DURING the dog days of the summer, it seemed almost unthinkable that the political tide would ever turn against the Conservatives and in the Prime Minister’s favour. Yet the global financial meltdown has handed Gordon Brown the political initiative, and now the social connections of his erstwhile enemy and new best friend Peter Mandelson have given David Cameron his first real “sleaze” problem since becoming leader.

by Tribune Web Editor
Sunday, October 26th, 2008

by David Mills

DURING the dog days of the summer, it seemed almost unthinkable that the political tide would ever turn against the Conservatives and in the Prime Minister’s favour. Yet the global financial meltdown has handed Gordon Brown the political initiative, and now the social connections of his erstwhile enemy and new best friend Peter Mandelson have given David Cameron his first real “sleaze” problem since becoming leader.

If George Osborne survives the current furore over what he said to a Russian oligarch on a billionaire’s yacht in Greece during the summer – and in the absence of a more openly smoking gun than the testimony of Nathaniel Rothschild and his friend James Goodwin, he may well hang on – his political credibility has taken a huge dent. It’s one thing to consort  with rich men on their yachts and for the subject of donations to arise, but quite another for it to happen with Mandelson in the vicinity – a misjudgement which will have had his colleagues pinching themselves at his naivety. Osborne has almost as many enemies within the Conservative Party as outside it, acting as something of a lightning conductor for his leader.
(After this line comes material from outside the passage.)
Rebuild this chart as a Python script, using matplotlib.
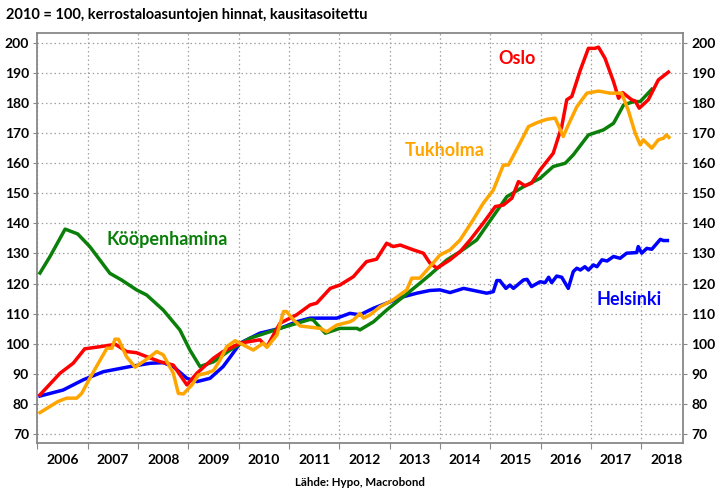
import matplotlib
matplotlib.use("Agg")
import matplotlib.pyplot as plt
from matplotlib.ticker import FixedLocator, NullFormatter, FixedFormatter

# ---- data (decimal years, index 2010 = 100) ----
hel_x = [2006.05, 2006.51, 2006.91, 2007.31, 2007.84, 2008.24, 2008.50, 2008.70, 2008.97, 2009.17,
         2009.43, 2009.69, 2009.85, 2010.03, 2010.42, 2010.82, 2011.15, 2011.42, 2011.95, 2012.21,
         2012.41, 2012.68, 2012.94, 2013.27, 2013.54, 2013.80, 2014.00, 2014.20, 2014.47, 2014.93,
         2015.06, 2015.13, 2015.19, 2015.31, 2015.39, 2015.46, 2015.66, 2015.73, 2015.82, 2015.99,
         2016.09, 2016.16, 2016.22, 2016.32, 2016.42, 2016.55, 2016.65, 2016.72, 2016.79, 2016.88,
         2016.95, 2017.05, 2017.12, 2017.22, 2017.32, 2017.45, 2017.58, 2017.71, 2017.91, 2017.94,
         2018.01, 2018.11, 2018.21, 2018.38, 2018.44, 2018.52]
hel_y = [82.6, 84.6, 88.0, 90.7, 92.4, 93.5, 93.7, 92.4, 88.5, 87.4,
         88.5, 92.4, 96.0, 100.2, 103.5, 105.1, 107.3, 108.5, 108.5, 110.1,
         109.6, 111.8, 113.5, 115.6, 116.8, 117.7, 117.9, 117.0, 118.4, 116.8,
         117.3, 121.0, 121.0, 118.4, 119.5, 118.4, 121.2, 121.4, 119.0, 120.6,
         120.3, 122.1, 120.3, 122.5, 122.1, 118.4, 124.0, 125.1, 124.5, 125.6,
         124.5, 126.2, 125.6, 127.9, 127.5, 129.0, 128.4, 130.1, 130.3, 132.3,
         130.1, 131.7, 131.4, 134.7, 134.3, 134.3]

cph_x = [2006.05, 2006.25, 2006.55, 2006.80, 2007.04, 2007.44, 2007.67, 2007.97, 2008.17, 2008.50,
         2008.83, 2009.03, 2009.23, 2009.50, 2009.83, 2010.22, 2010.82, 2011.42, 2011.48, 2011.72,
         2012.01, 2012.35, 2012.41, 2012.68, 2012.94, 2013.27, 2013.60, 2013.80, 2014.14, 2014.40,
         2014.73, 2015.33, 2015.66, 2015.99, 2016.25, 2016.49, 2016.65, 2016.95, 2017.25, 2017.45,
         2017.65, 2017.85, 2017.98, 2018.21]
cph_y = [123.5, 129.0, 138.1, 136.5, 132.3, 123.4, 121.2, 117.9, 116.2, 111.2,
         104.6, 97.9, 92.4, 94.0, 97.9, 101.8, 105.1, 108.1, 107.9, 103.5,
         105.1, 105.1, 104.6, 107.3, 111.2, 115.6, 120.1, 122.9, 127.9, 130.6,
         134.5, 148.9, 152.2, 155.0, 158.9, 160.0, 162.8, 169.4, 171.1, 173.3,
         179.4, 180.5, 180.5, 184.6]

osl_x = [2006.05, 2006.45, 2006.71, 2006.94, 2007.24, 2007.55, 2007.77, 2007.97, 2008.17, 2008.44,
         2008.70, 2008.97, 2009.17, 2009.50, 2009.69, 2010.03, 2010.42, 2010.56, 2010.82, 2011.15,
         2011.42, 2011.55, 2011.82, 2012.01, 2012.28, 2012.54, 2012.74, 2012.94, 2013.07, 2013.21,
         2013.47, 2013.67, 2013.80, 2013.94, 2014.20, 2014.40, 2014.60, 2014.86, 2015.10, 2015.26,
         2015.43, 2015.56, 2015.69, 2015.82, 2015.99, 2016.25, 2016.42, 2016.52, 2016.62, 2016.79,
         2016.95, 2017.08, 2017.15, 2017.28, 2017.45, 2017.55, 2017.63, 2017.81, 2017.88, 2017.96,
         2018.14, 2018.34, 2018.54]
osl_y = [83.0, 90.2, 93.5, 98.3, 99.0, 99.8, 97.4, 97.0, 95.7, 94.0,
         92.9, 86.3, 90.2, 95.2, 97.4, 100.2, 101.3, 99.0, 106.8, 109.6,
         112.9, 113.5, 118.4, 119.5, 122.3, 127.3, 128.1, 133.4, 132.3, 132.8,
         131.2, 130.1, 126.8, 125.1, 127.9, 130.6, 134.5, 140.1, 145.6, 146.1,
         148.4, 153.9, 152.5, 153.4, 157.8, 163.3, 172.2, 181.1, 182.2, 191.0,
         198.2, 198.2, 198.6, 194.9, 187.1, 181.6, 183.5, 181.1, 180.7, 178.3,
         181.1, 187.7, 190.3]

sto_x = [2006.05, 2006.41, 2006.58, 2006.78, 2006.88, 2007.04, 2007.21, 2007.38, 2007.48, 2007.54,
         2007.61, 2007.77, 2007.94, 2008.10, 2008.24, 2008.37, 2008.50, 2008.70, 2008.80, 2008.90,
         2009.07, 2009.20, 2009.36, 2009.50, 2009.63, 2009.76, 2009.93, 2010.09, 2010.29, 2010.49,
         2010.56, 2010.76, 2010.89, 2010.95, 2011.09, 2011.22, 2011.42, 2011.62, 2011.75, 2011.95,
         2012.21, 2012.28, 2012.41, 2012.48, 2012.61, 2012.81, 2013.07, 2013.34, 2013.44, 2013.60,
         2013.80, 2014.00, 2014.20, 2014.40, 2014.66, 2014.86, 2015.06, 2015.26, 2015.36, 2015.59,
         2015.76, 2015.93, 2016.12, 2016.29, 2016.45, 2016.55, 2016.72, 2016.92, 2017.15, 2017.38,
         2017.61, 2017.74, 2017.88, 2017.98, 2018.04, 2018.21, 2018.34, 2018.44, 2018.50, 2018.55]
sto_y = [77.1, 80.8, 81.9, 81.9, 83.5, 88.5, 93.5, 98.5, 98.5, 101.5,
         101.5, 95.7, 92.2, 94.0, 95.7, 97.4, 96.3, 90.2, 83.5, 83.3,
         86.3, 89.6, 90.2, 91.1, 94.6, 99.0, 101.0, 99.6, 97.9, 100.2,
         98.8, 102.9, 110.7, 110.7, 107.9, 105.9, 105.5, 105.1, 104.0, 106.2,
         107.3, 107.9, 110.1, 108.5, 109.6, 112.3, 114.6, 117.9, 121.8, 121.8,
         125.6, 129.5, 131.2, 134.5, 141.2, 146.7, 151.1, 159.4, 159.4, 166.7,
         172.2, 173.5, 174.6, 175.0, 168.9, 172.7, 178.8, 183.3, 184.0, 183.3,
         183.3, 177.7, 170.0, 166.1, 167.8, 165.0, 167.8, 168.3, 169.4, 168.6]

years = [2006, 2007, 2008, 2009, 2010, 2011, 2012, 2013, 2014, 2015, 2016, 2017, 2018]
yticks = [70, 80, 90, 100, 110, 120, 130, 140, 150, 160, 170, 180, 190, 200]

FONT = "Lato"
plt.rcParams['font.family'] = [FONT, 'DejaVu Sans']

fig = plt.figure(figsize=(7.2, 4.97), dpi=100)
ax = fig.add_axes([0.052, 0.1087, 0.8966, 0.8249])

lw = 2.5
ax.plot(hel_x, hel_y, color='#0000FF', lw=lw, solid_joinstyle='round', zorder=3)
ax.plot(cph_x, cph_y, color='#0A800A', lw=lw, solid_joinstyle='round', zorder=4)
ax.plot(osl_x, osl_y, color='#FF0000', lw=lw, solid_joinstyle='round', zorder=5)
ax.plot(sto_x, sto_y, color='#FFA500', lw=lw, solid_joinstyle='round', zorder=6)

ax.set_xlim(2006.0, 2018.83)
ax.set_ylim(67.0, 203.3)

ax.xaxis.set_major_locator(FixedLocator(years))
ax.xaxis.set_major_formatter(NullFormatter())
ax.xaxis.set_minor_locator(FixedLocator([y + 0.5 for y in years]))
ax.xaxis.set_minor_formatter(FixedFormatter([str(y) for y in years]))
ax.tick_params(axis='x', which='minor', length=0, pad=8, labelsize=10)
ax.tick_params(axis='x', which='major', length=4, color='#888888', direction='out')
for lab in ax.get_xticklabels(minor=True):
    lab.set_fontweight('bold')

ax.set_yticks(yticks)
ax.tick_params(axis='y', which='major', length=3, color='#888888', labelsize=10,
               left=True, right=True, labelleft=True, labelright=True, pad=3)
for t in ax.yaxis.get_major_ticks():
    t.label2.set_fontweight('bold')
    t.label1.set_fontweight('bold')

ax.grid(True, which='major', color='#A0A0A0', linestyle=(0, (1.2, 2.2)), linewidth=0.9)
for s in ax.spines.values():
    s.set_color('#888888')
    s.set_linewidth(1.3)

lab_fs = 13
ax.text(2015.53, 194.7, 'Oslo', color='#FF0000', fontsize=lab_fs, fontweight='bold', ha='center', va='center')
ax.text(2014.1, 164.4, 'Tukholma', color='#FFA500', fontsize=lab_fs, fontweight='bold', ha='center', va='center')
ax.text(2008.57, 134.7, 'Kööpenhamina', color='#0A800A', fontsize=lab_fs, fontweight='bold', ha='center', va='center')
ax.text(2017.75, 114.8, 'Helsinki', color='#0000FF', fontsize=lab_fs, fontweight='bold', ha='center', va='center')

fig.text(6 / 720, 1 - 15 / 497, '2010 = 100, kerrostaloasuntojen hinnat, kausitasoitettu',
         fontsize=10.5, fontweight='bold', ha='left', va='center')
fig.text(0.5, 1 - 483 / 497, 'Lähde: Hypo, Macrobond', fontsize=8.3, fontweight='bold',
         ha='center', va='center')

fig.savefig('out.png', dpi=100)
Cameron might even be secretly relieved that the lustre has been knocked off his Shadow Chancellor, who was credited with the Tories’ renaissance after the inheritance tax announcement last autumn, and whose council tax plans went down well at this year’s gathering. There truly are no real friendships at the top.
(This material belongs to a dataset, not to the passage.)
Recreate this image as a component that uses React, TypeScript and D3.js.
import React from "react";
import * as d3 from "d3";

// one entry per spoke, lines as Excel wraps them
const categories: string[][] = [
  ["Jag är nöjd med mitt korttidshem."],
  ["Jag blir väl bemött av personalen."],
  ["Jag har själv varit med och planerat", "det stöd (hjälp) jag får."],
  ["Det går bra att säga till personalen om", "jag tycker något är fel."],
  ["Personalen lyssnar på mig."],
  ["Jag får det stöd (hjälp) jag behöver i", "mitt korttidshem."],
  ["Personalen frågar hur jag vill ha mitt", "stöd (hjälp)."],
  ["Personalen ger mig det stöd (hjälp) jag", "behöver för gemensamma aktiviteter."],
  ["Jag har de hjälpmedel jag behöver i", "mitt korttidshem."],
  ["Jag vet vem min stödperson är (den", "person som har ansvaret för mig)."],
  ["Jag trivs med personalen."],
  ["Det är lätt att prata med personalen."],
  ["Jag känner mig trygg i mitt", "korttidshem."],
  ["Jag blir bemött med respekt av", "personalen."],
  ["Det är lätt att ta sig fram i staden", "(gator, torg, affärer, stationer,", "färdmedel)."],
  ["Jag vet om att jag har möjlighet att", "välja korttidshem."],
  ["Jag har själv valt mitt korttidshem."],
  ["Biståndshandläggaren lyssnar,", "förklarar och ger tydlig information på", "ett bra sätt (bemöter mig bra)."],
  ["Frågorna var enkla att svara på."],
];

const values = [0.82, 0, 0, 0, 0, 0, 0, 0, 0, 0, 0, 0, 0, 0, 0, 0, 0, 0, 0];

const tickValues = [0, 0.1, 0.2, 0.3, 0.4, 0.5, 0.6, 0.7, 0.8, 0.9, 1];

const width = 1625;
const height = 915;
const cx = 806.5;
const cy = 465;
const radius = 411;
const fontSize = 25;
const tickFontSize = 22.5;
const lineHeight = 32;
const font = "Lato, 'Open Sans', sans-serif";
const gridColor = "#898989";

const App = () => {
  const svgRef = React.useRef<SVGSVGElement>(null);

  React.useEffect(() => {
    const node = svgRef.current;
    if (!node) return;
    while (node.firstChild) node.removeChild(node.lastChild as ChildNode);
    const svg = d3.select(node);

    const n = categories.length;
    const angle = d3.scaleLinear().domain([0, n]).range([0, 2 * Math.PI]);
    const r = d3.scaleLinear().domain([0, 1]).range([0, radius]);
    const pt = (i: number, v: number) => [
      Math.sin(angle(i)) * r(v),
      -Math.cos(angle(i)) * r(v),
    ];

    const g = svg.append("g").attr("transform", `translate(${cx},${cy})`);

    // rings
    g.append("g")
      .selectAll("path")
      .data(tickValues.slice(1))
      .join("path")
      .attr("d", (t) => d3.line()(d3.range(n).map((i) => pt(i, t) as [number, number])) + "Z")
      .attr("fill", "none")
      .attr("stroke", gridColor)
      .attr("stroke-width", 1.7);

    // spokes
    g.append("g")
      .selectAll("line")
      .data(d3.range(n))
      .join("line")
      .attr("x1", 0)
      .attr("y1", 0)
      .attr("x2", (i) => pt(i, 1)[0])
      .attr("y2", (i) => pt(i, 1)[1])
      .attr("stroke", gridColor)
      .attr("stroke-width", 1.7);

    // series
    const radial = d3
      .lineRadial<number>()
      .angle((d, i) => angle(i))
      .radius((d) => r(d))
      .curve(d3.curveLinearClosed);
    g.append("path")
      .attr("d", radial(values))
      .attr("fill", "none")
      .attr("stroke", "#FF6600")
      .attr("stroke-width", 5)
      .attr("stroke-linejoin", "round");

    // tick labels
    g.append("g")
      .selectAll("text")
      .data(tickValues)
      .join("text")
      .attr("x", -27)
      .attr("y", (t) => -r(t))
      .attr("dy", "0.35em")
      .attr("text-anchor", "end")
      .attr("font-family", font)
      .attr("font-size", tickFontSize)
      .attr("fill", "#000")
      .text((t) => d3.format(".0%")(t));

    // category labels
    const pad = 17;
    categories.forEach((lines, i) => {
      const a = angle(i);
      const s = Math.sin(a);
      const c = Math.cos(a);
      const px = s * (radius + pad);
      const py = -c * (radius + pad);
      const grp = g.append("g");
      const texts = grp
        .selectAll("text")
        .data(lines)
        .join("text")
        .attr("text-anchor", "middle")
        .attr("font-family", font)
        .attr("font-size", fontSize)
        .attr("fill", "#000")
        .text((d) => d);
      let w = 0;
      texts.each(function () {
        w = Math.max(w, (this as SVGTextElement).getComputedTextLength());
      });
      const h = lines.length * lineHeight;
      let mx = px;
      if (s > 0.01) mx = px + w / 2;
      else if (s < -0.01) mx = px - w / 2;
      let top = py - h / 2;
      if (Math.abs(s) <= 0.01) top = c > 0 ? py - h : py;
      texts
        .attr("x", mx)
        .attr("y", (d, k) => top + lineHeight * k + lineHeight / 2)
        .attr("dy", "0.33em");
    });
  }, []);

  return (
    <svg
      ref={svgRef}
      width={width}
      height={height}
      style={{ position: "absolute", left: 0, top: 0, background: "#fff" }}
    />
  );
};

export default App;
Meanwhile, changes in the Number 10 press operation suggest that the Government will operate with a harder political edge in the months ahead. The Prime Minister’s new joint press secretaries come from a Labour Party background and will no doubt be looking to exploit the opportunity which the financial crisis and “Yachtgate” have handed to the Prime Minister. One of the new appointees, John Woodcock, is rumoured to have already got one major Tory scalp under his belt, having accounted for Howard Flight when he is said to have surreptitiously recorded the then-Shadow Chief Secretary to the Treasury making ill-advised comments about tax to a meeting of the Conservative Way Forward pressure group in the run-up to the 2005 election. According to Westminster myth, Woodcock provided the ammunition and Michael Howard did the rest, in a ruthless assassination which brought an end not just to Flight’s shadow cabinet career, but to his political career as well.
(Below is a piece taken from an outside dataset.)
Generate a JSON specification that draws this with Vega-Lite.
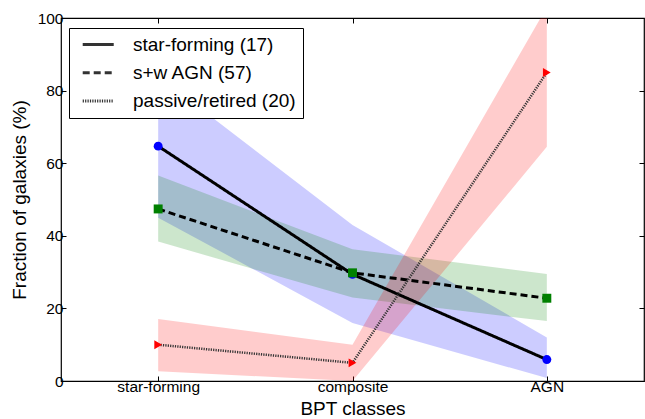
{
  "$schema": "https://vega.github.io/schema/vega-lite/v6.json",
  "width": 583,
  "height": 363,
  "autosize": {"type": "none"},
  "padding": {"left": 61, "top": 18, "right": 1, "bottom": 38},
  "config": {
    "view": {"stroke": "black", "strokeWidth": 1.2},
    "font": "Liberation Sans",
    "axis": {
      "grid": false,
      "domain": false,
      "tickColor": "black",
      "tickSize": -5,
      "tickWidth": 1,
      "labelColor": "black",
      "titleColor": "black",
      "labelFontSize": 15.5,
      "titleFontSize": 19,
      "titleFontWeight": "normal",
      "labelFont": "Liberation Sans",
      "titleFont": "Liberation Sans"
    }
  },
  "data": {
    "values": [
      {"cls": "star-forming", "group": "star-forming (17)", "v": 64.7, "lo": 45.0, "hi": 84.0},
      {"cls": "composite", "group": "star-forming (17)", "v": 29.4, "lo": 16.0, "hi": 43.0},
      {"cls": "AGN", "group": "star-forming (17)", "v": 5.9, "lo": 0.8, "hi": 12.0},
      {"cls": "star-forming", "group": "s+w AGN (57)", "v": 47.4, "lo": 38.4, "hi": 56.6},
      {"cls": "composite", "group": "s+w AGN (57)", "v": 29.8, "lo": 23.0, "hi": 36.3},
      {"cls": "AGN", "group": "s+w AGN (57)", "v": 22.8, "lo": 16.5, "hi": 29.5},
      {"cls": "star-forming", "group": "passive/retired (20)", "v": 10.0, "lo": 2.7, "hi": 17.1},
      {"cls": "composite", "group": "passive/retired (20)", "v": 5.0, "lo": 0.0, "hi": 10.0},
      {"cls": "AGN", "group": "passive/retired (20)", "v": 85.0, "lo": 64.5, "hi": 103.0}
    ]
  },
  "layer": [
    {
      "mark": {"type": "area", "opacity": 0.2, "clip": true},
      "encoding": {
        "x": {"field": "cls", "type": "nominal", "sort": ["star-forming", "composite", "AGN"],
              "scale": {"type": "point", "padding": 0.5},
              "axis": {"title": "BPT classes", "labelAngle": 0, "labelPadding": 3, "titlePadding": 5}},
        "y": {"field": "lo", "type": "quantitative", "scale": {"domain": [0, 100], "nice": false},
              "axis": {"title": "Fraction of galaxies (%)", "values": [0, 20, 40, 60, 80, 100], "labelPadding": 3, "titlePadding": 8}},
        "y2": {"field": "hi"},
        "fill": {"field": "group", "type": "nominal",
                  "scale": {"range": ["#ff0000", "#008000", "#0000ff"]},
                  "legend": null}
      }
    },
    {
      "transform": [{"filter": "datum.group != 'passive/retired (20)'"}],
      "mark": {"type": "line", "color": "black", "strokeWidth": 3},
      "encoding": {
        "x": {"field": "cls", "type": "nominal", "sort": ["star-forming", "composite", "AGN"], "axis": null},
        "y": {"field": "v", "type": "quantitative", "axis": null},
        "strokeDash": {"field": "group", "type": "nominal",
                       "scale": {"domain": ["star-forming (17)", "s+w AGN (57)", "passive/retired (20)"], "range": [[1, 0], [7, 4], [1.2, 1.2]]},
                       "legend": {
                         "title": null,
                         "orient": "none",
                         "legendX": 8,
                         "legendY": 10,
                         "symbolType": "M-0.45,0H4.55",
                         "symbolSize": 154,
                         "symbolStrokeColor": "black",
                         "symbolStrokeWidth": 3,
                         "labelFontSize": 19,
                         "labelFont": "Liberation Sans",
                         "labelColor": "black",
                         "labelLimit": 400,
                         "labelOffset": 38,
                         "padding": 7,
                         "rowPadding": 8.2,
                         "strokeColor": "black",
                         "fillColor": "white",
                         "cornerRadius": 0
                       }}
      }
    },
    {
      "transform": [{"filter": "datum.group == 'passive/retired (20)'"}],
      "mark": {"type": "line", "color": "#333333", "strokeWidth": 2.5},
      "encoding": {
        "x": {"field": "cls", "type": "nominal", "sort": ["star-forming", "composite", "AGN"], "axis": null},
        "y": {"field": "v", "type": "quantitative", "axis": null},
        "strokeDash": {"field": "group", "type": "nominal"}
      }
    },
    {
      "mark": {"type": "point", "filled": true, "opacity": 1, "size": 80},
      "encoding": {
        "x": {"field": "cls", "type": "nominal", "sort": ["star-forming", "composite", "AGN"], "axis": null},
        "y": {"field": "v", "type": "quantitative", "axis": null},
        "fill": {"field": "group", "type": "nominal", "legend": null},
        "shape": {"field": "group", "type": "nominal",
                  "scale": {"range": ["triangle-right", "square", "circle"]},
                  "legend": null}
      }
    },
    {
      "mark": {"type": "point", "opacity": 0},
      "encoding": {
        "x": {"field": "cls", "type": "nominal", "sort": ["star-forming", "composite", "AGN"],
              "axis": {"orient": "top", "labels": false, "title": null}},
        "y": {"field": "v", "type": "quantitative",
              "axis": {"orient": "right", "labels": false, "title": null, "values": [0, 20, 40, 60, 80, 100]}}
      }
    }
  ],
  "resolve": {"axis": {"x": "independent", "y": "independent"}}
}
Woodcock’s colleague, Michael Dugher, has the best part of

15 years’ experience in the labour movement, working for trade unions and latterly for ministers as a special advisor, where he always relished the explicitly political side of his work. Neither come from a classically Brownite background: Dugher has always eluded neat categorisation in Labour Party terms, as one might expect of someone who has worked for Frank Dobson, John Spellar, Ken Jackson, Stephen Byers and Geoff Hoon, while Woodcock was a special advisor to the Blairites’ Blairite, John Hutton. Further evidence, if it were needed that, at the top of the party anyway, they are all Brownites now – for the time being, at least.